No Cost mortgages can also be referred to as no point loans, no fee loans, or a no closing cost refinance. The different features of a loan are much more easily comprehensible once you learn a little bit of vocabulary of the mortgage industry. All loans have costs that differentiate themselves from each other and make each loan program more applicable for individual borrowers, and all costs are part of one of the following categories:

Points – These are pre-payments to help reduce your interest rate on a loan. They are sometimes referred to as discounts or origination fees. Discount fees are for the lender who funds the loan and origination fees are towards the broker or lender that processes the loan. A point refers to 1% of the loan amount, a point on a $300,000 loan would be $3,000, 2 points would be $6,000, etc.

Non-recurring Closing Costs (NRCCs) – these costs include the appraisal fees, credit report, title fees, escrow fees, notary fees, recording fees, and lender-specific fees (document preparation fees, underwriting fees, administration fees, processing fees, etc.) Points can also fall into this category as well. These are the fees that are absorbed in a No Closing Cost mortgage and are applicable for obtaining a loan. If points are not included, these are sometimes referred to as the borrower’s base closing costs.

Recurring Closing Costs – The big three: mortgage interest, property taxes, and mortgage insurance. These are fees that are paid with any mortgage in one way or another. You can sometimes avoid mortgage insurance by putting a large enough down payment on the home, usually 20% or more. It is recommended to pay these out of pocket rather than finance them with the loan as you can be paying huge interest with these costs.
Different Ways for Costs to Be Paid

Costs can be paid by the seller, lender, and borrower; depending on the loan scenario; here are some ways they can be paid:

Borrower (you) – The costs can be included into the loan amount (refinance only), or can be paid out of pocket by yourself via check to the escrow or title company at the time of closing. You can also choose to have the lender pay them at the cost of a higher interest rate.
Seller – When selling a home, a seller might pony up the NRCC (non-recurring closing cost) credit to help the buyer’s closing costs.

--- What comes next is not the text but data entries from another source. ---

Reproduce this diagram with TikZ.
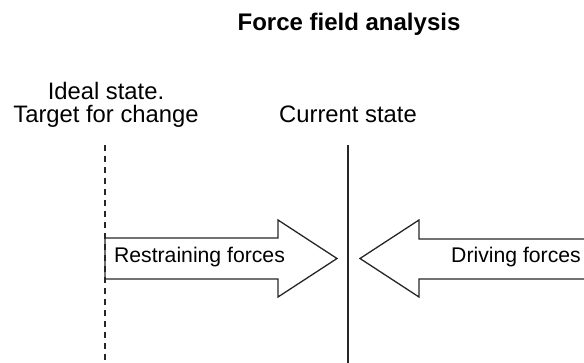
\documentclass[tikz,border=0pt]{standalone}
\usepackage{fontspec}
\setmainfont{Liberation Sans}
\usepackage{tikz}

\begin{document}
\begin{tikzpicture}[x=0.5pt, y=-0.5pt, line width=0.6pt,
  every node/.style={inner sep=0pt, text=black},
  statelabel/.style={align=center, font=\fontsize{11.9}{11.5}\selectfont},
  forcetext/.style={font=\fontsize{10.6}{12}\selectfont},
  forcearrow/.style={draw=black!85, line width=0.65pt, line join=miter}]
\clip (0,0) rectangle (584,363);
% title
\node[font=\bfseries\fontsize{12}{14}\selectfont] (title) at (349,24) {Force field analysis};
% the two states and their lines
\node[statelabel] (ideal) at (106,104.5) {Ideal state.\\Target for change};
\node[statelabel] (current) at (348,114) {Current state};
\coordinate (idealtop) at (105,145); \coordinate (idealbot) at (105,363);
\coordinate (currenttop) at (348,145); \coordinate (currentbot) at (348,363);
\draw[black!85, dash pattern=on 3pt off 2.5pt] (idealtop) -- (idealbot);
\draw[black!85] (currenttop) -- (currentbot);
% the two block arrows, pushing against the current state
\draw[forcearrow] (105,238) -- (278,238) -- (278,220) -- (337,258.5) -- (278,297) -- (278,279) -- (105,279) -- cycle;
\draw[forcearrow] (600,239) -- (419,239) -- (419,220) -- (360,258.5) -- (419,297) -- (419,279) -- (600,279);
\node[forcetext] (restrain) at (199.5,257) {Restraining forces};
\node[forcetext] (drive) at (516,257) {Driving forces};
\end{tikzpicture}
\end{document}
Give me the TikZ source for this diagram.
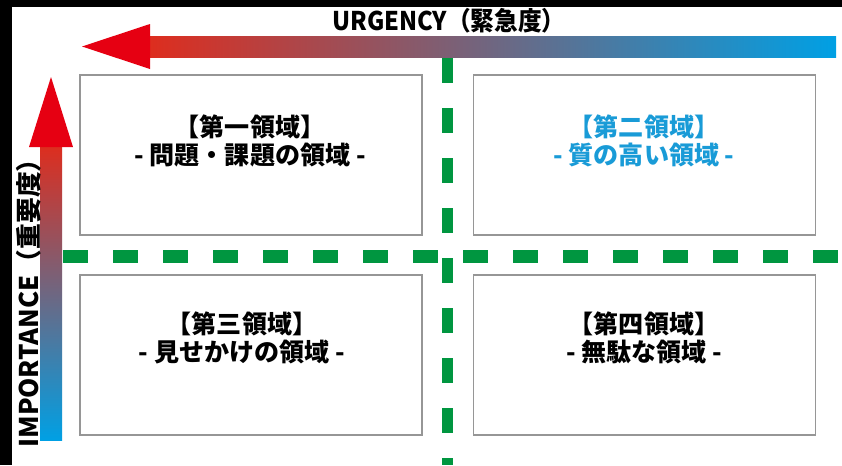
\documentclass[tikz,border=0pt]{standalone}
\usepackage{fontspec}
\newfontfamily\jpfont{Noto Sans CJK JP}

\definecolor{axisred}{RGB}{230,0,18}
\definecolor{shaftred}{RGB}{222,45,30}
\definecolor{axismid}{RGB}{150,132,120}
\definecolor{axisblue}{RGB}{0,160,228}
\definecolor{sepgreen}{RGB}{0,150,64}
\definecolor{quadgray}{RGB}{150,150,150}
\definecolor{textblue}{RGB}{25,155,215}

\tikzset{every picture/.style={line width=0.75pt}}

\begin{document}
\begin{tikzpicture}[x=0.75pt,y=0.75pt,yscale=-1,xscale=1,
  quad/.style={draw=quadgray, line width=1.1pt, fill=white, inner sep=0pt,
    minimum width=256.5pt, minimum height=120pt},
  sep/.style={draw=sepgreen, dash pattern=on 18.75pt off 18.75pt},
  head/.style={fill=axisred, draw=none},
  quadtext/.style={font=\jpfont\bfseries\fontsize{18.8}{21}\selectfont, align=center, inner sep=0.75pt},
  axistext/.style={font=\jpfont\bfseries\fontsize{19.3}{22}\selectfont, inner sep=0.75pt}]
	\useasboundingbox (0,0) rectangle (842,465);

	%Background
	\fill [white] (0,0) rectangle (842,465);
	\fill [black] (0,0) rectangle (842,7);
	\fill [black] (0,0) rectangle (12,465);

	%Dashed separators
	\draw [sep, line width=8.25pt] (447.5,58) -- (447.5,465);
	\draw [sep, line width=9.4pt] (63,256.5) -- (842,256.5);

	%Quadrant boxes
	\node [quad] (q1) at (251,155) {};
	\node [quad] (q2) at (644.5,155) {};
	\node [quad] (q3) at (251,355) {};
	\node [quad] (q4) at (644.5,355) {};

	%Axis: urgency
	\shade [left color=shaftred, middle color=axismid, right color=axisblue] (148,36) rectangle (836,57);
	\fill [head] (82,46.5) -- (150,24) -- (150,69) -- cycle;
	%Axis: importance
	\shade [top color=shaftred, middle color=axismid, bottom color=axisblue] (40,145) rectangle (62,440);
	\fill [head] (51,77) -- (29,147) -- (73,147) -- cycle;

	% Text Node
	\node [axistext, xscale=0.92] (urgency) at (449,21) {URGENCY（緊急度）};
	% Text Node
	\node [axistext, rotate=90] (importance) at (29,297) {IMPORTANCE（重要度）};

	% Text Node
	\node [quadtext] (t1) at (250,141) {【第一領域】\\- 問題・課題の領域 -};
	% Text Node
	\node [quadtext, text=textblue] (t2) at (644,141) {【第二領域】\\- 質の高い領域 -};
	% Text Node
	\node [quadtext] (t3) at (242,338) {【第三領域】\\- 見せかけの領域 -};
	% Text Node
	\node [quadtext] (t4) at (644,338) {【第四領域】\\- 無駄な領域 -};

\end{tikzpicture}
\end{document}
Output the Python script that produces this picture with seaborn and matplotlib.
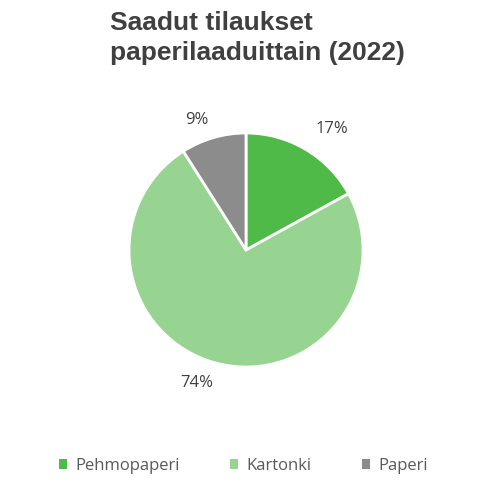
import matplotlib
matplotlib.use("Agg")
import matplotlib.pyplot as plt
import seaborn as sns
from matplotlib.patches import Patch

categories = ["Pehmopaperi", "Kartonki", "Paperi"]
values = [17, 74, 9]
colors = ["#4fba48", "#97d491", "#8c8c8c"]
title = "Saadut tilaukset\npaperilaaduittain (2022)"

sns.set_theme(style="white")
plt.rcParams['font.family'] = ['Liberation Sans', 'DejaVu Sans']

W, H = 499, 498
fig = plt.figure(figsize=(W / 100, H / 100), dpi=100)
cx, cy, r = 246, 250, 117
ax = fig.add_axes([(cx - r) / W, 1 - (cy + r) / H, 2 * r / W, 2 * r / H])

wedges, texts, autotexts = ax.pie(
    values, colors=colors, startangle=90, counterclock=False,
    autopct=lambda p: f"{p:.0f}%", pctdistance=1.22,
    wedgeprops=dict(edgecolor="white", linewidth=2),
    textprops=dict(color="#404040", fontsize=12, family=['Open Sans', 'DejaVu Sans']),
)
# label placement (outside end, like the original)
label_layout = [(0.735, 1.03), (-0.42, -1.14), (-0.42, 1.11)]
for t, (lx, ly) in zip(autotexts, label_layout):
    t.set_position((lx, ly))
ax.set_xlim(-1, 1)
ax.set_ylim(-1, 1)
ax.set_aspect("auto")
ax.axis("off")

fig.text(110 / W, 1 - 11 / H, title, ha="left", va="top", fontsize=19,
         fontweight="bold", color="#404040", linespacing=1.33)

handles = [Patch(facecolor=c, edgecolor="none") for c in colors]
fig.legend(handles, categories, loc="center", bbox_to_anchor=(0.488, 1 - 466 / H),
           ncol=3, frameon=False, handlelength=0.5, handleheight=0.5,
           columnspacing=3.0, handletextpad=0.5,
           prop=dict(size=12, family=['Open Sans', 'DejaVu Sans']), labelcolor="#595959")

fig.savefig("out.png", dpi=100)
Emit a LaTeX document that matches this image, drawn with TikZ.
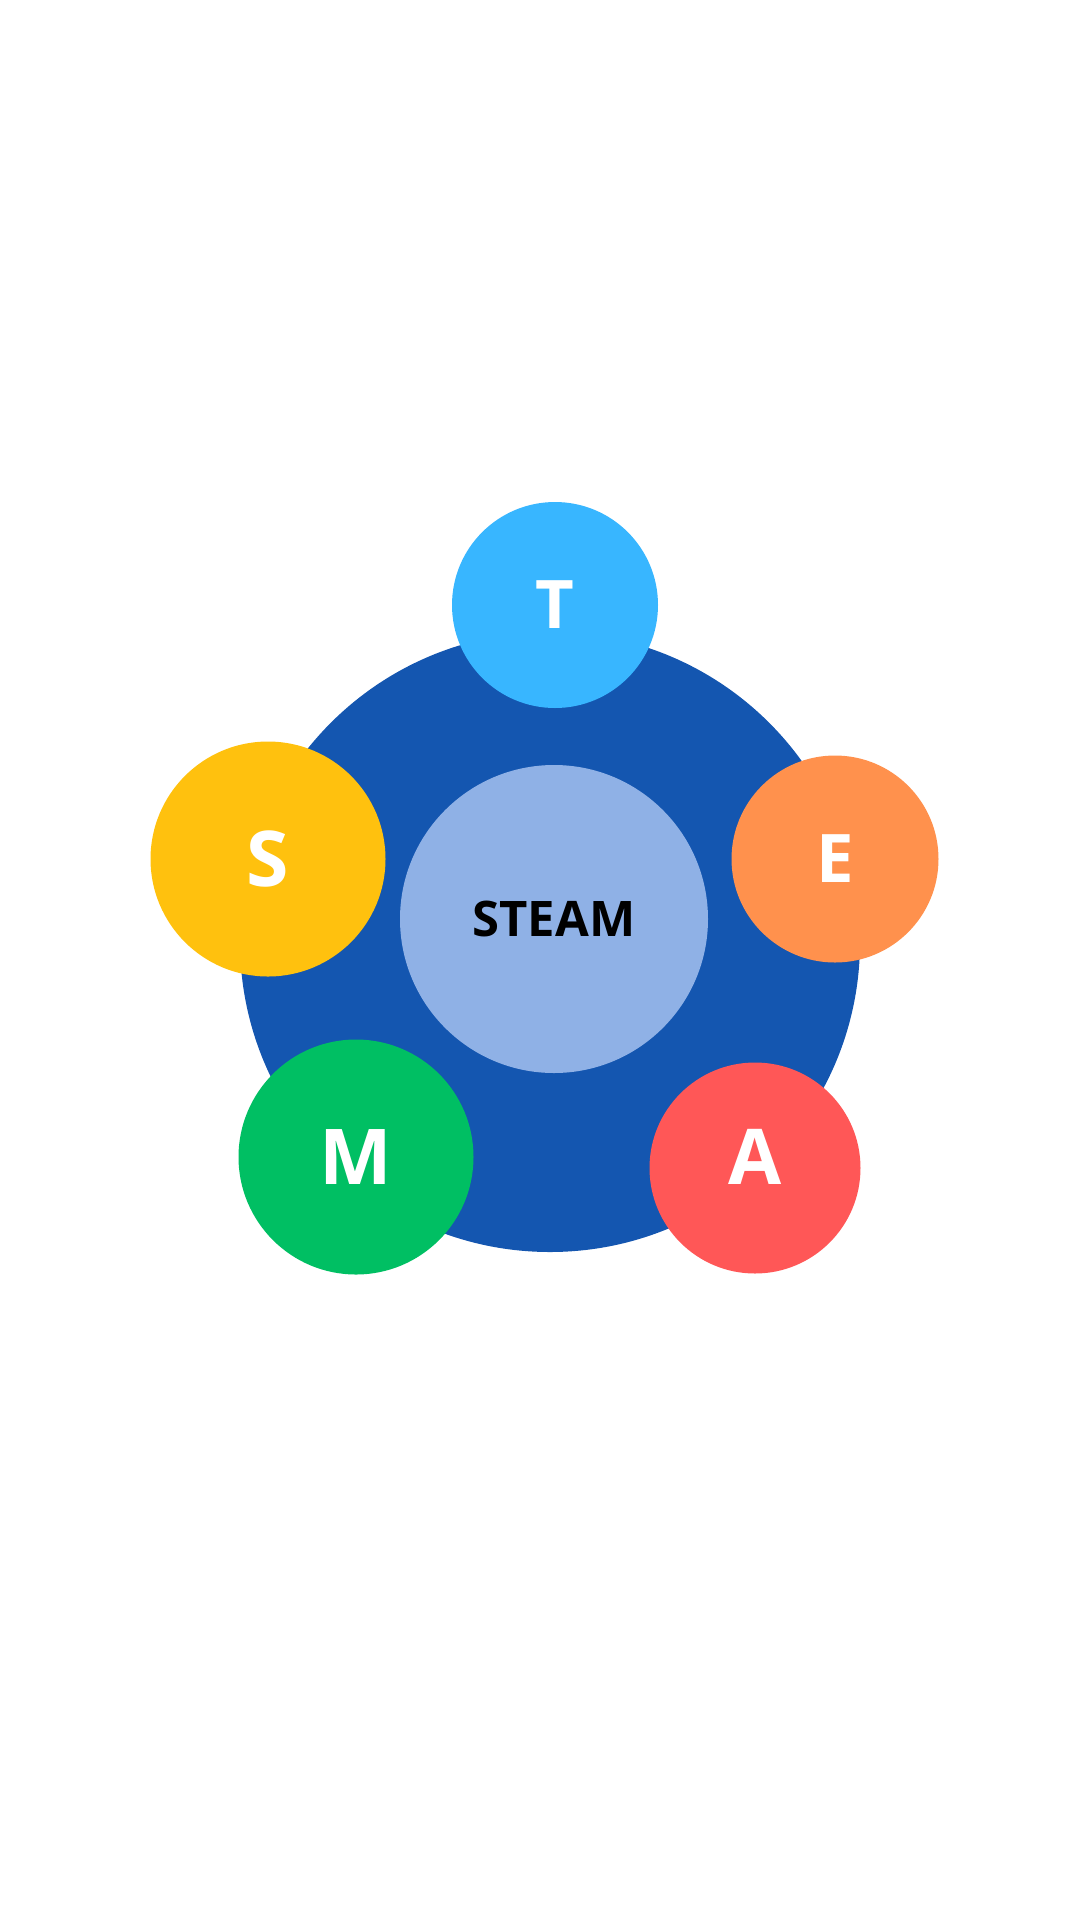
\documentclass[tikz,border=0pt]{standalone}
\usepackage{fontspec}
\setsansfont{Open Sans}
\usepackage{tikz}
\usepackage{xcolor}
\definecolor{ringblue}{HTML}{1456B0}
\definecolor{coreblue}{HTML}{8FB1E6}
\definecolor{techblue}{HTML}{38B6FF}
\definecolor{sciyellow}{HTML}{FFC10E}
\definecolor{engorange}{HTML}{FF914D}
\definecolor{mathgreen}{HTML}{00BF63}
\definecolor{artred}{HTML}{FF5757}
\tikzstyle{ball} = [circle, inner sep=0pt, text=white,
    font=\sffamily\bfseries\fontsize{67}{67}\selectfont]
\tikzstyle{bigball} = [ball, font=\sffamily\bfseries\fontsize{77}{77}\selectfont]

\begin{document}
\begin{tikzpicture}[x=1pt, y=-1pt]
    \useasboundingbox (0,0) rectangle (1080,1920);
    % ring and core
    \node [circle, fill=ringblue, minimum size=620pt] (ring) at (550,942) {};
    \node [circle, fill=coreblue, minimum size=308pt, inner sep=0pt,
        font=\sffamily\bfseries\fontsize{49}{49}\selectfont] (core) at (554,919) {STEAM};
    % the five letters
    \node [ball, fill=techblue, minimum size=206pt] (t) at (555,605) {T};
    \node [bigball, fill=sciyellow, minimum size=235pt] (s) at (268,859) {S};
    \node [ball, fill=engorange, minimum size=207pt] (e) at (835,859) {E};
    \node [bigball, fill=mathgreen, minimum size=235pt] (m) at (356,1157) {M};
    \node [bigball, fill=artred, minimum size=211pt] (a) at (755,1168) {\raisebox{22pt}{A}};
\end{tikzpicture}
\end{document}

The seller would normally pay just for the NRCC, not the recurring closing costs.
Lender – Lenders can utilize a yield spread premium (YSP), which increases the borrower’s interest rate to pay for their NRCCs (non-recurring closing costs). For example, a loan amount of $300,000 has NRCCs of roughly $2,800. The lender will increase the rate to receive an additional point and would translate to a .25% increase to the borrower’s mortgage rate. One point equaling $3,000, which covers the $2,800 and the extra $200 is usually kept by lender as additional profit.

Still Doesn’t Make Sense?

A No Closing Cost Loan is not the same as a no out-of-pocket costs loan where the closing costs are included into the total loan amount. Also, a no lender fee loan is simply a loan where the lender doesn’t apply their own lender-specific costs that were explained above. The easiest way to determine whether your loan is a true No Cost loan is to verify that the current outstanding loan balance on your existing loan to be paid off is equal to or slightly less than the new loan amount. And make sure that the only fees you are paying out of pocket are recurring costs of interest, taxes, and insurance due.